Control and commissioning of a hot-gas bypass compressor load stand for testing light-commercial compressors on low-GWP refrigerants

Abstract

Abstract As a result of changing efficiency standards for HVAC&R equipment, hydrofluorocarbon refrigerants such as R134a and R410A are in the process of being phased out because of their high Global Warming Potential (GWP). Many low-GWP refrigerants, such as R1234yf, R1234ze(E), R1234ze(D), R32, and several blends of these, are being considered as replacements. This creates a need for design changes to compressors. Recent work by Schmidt et al. (2019) presented a hot-gas bypass compressor load stand constructed at Oklahoma State University to facilitate testing of compressors deployed with these refrigerants ranging in capacity from 10 to 80 tons.

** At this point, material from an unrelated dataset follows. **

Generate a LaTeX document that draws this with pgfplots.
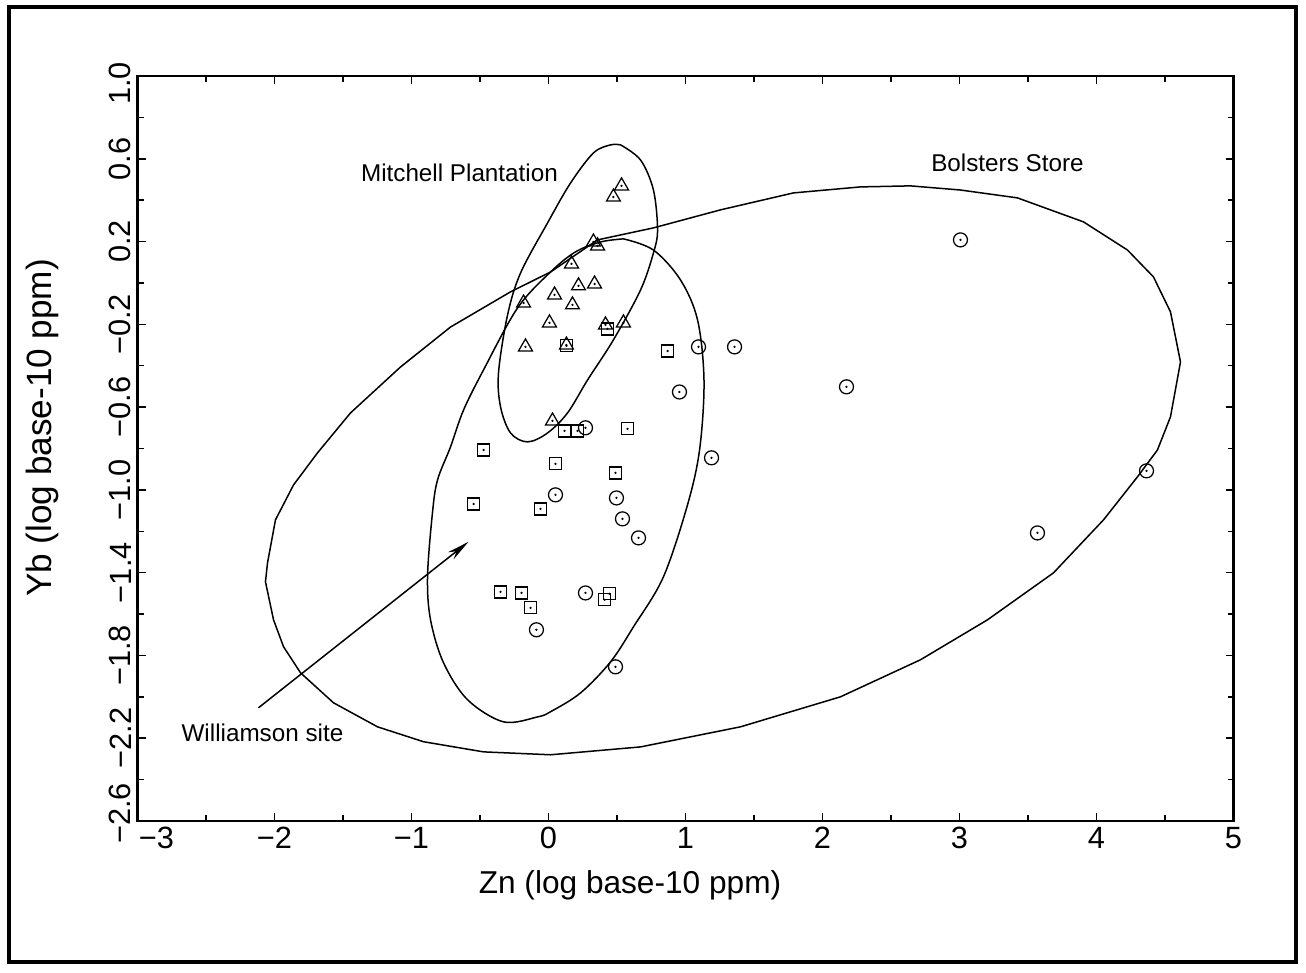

This work extends the previous by developing a comprehensive controls package to maintain stability and control over the wide range of capacities and operating conditions. This controls package, implemented in LabVIEW, allows independent control over the compressor suction pressure and temperature and discharge pressure using Proportional-Integral (PI) controllers. The controllers were tuned to maintain a set point as well as minimize the random uncertainty of the measurements. A series of commissioning tests were then performed, using a 40 ton scroll compressor, to validate the control scheme, and to evaluate the resulting quality of primary measurements. The initial results suggest that an appropriately balanced cooling water flow and tuned controllers are critical to minimize random uncertainty of the data and maintain stability of the load stand. Adjusting the water flow alone provided stability but yielded random uncertainty that was roughly 3.4 times higher than with both flow adjustment and an appropriately tuned controller.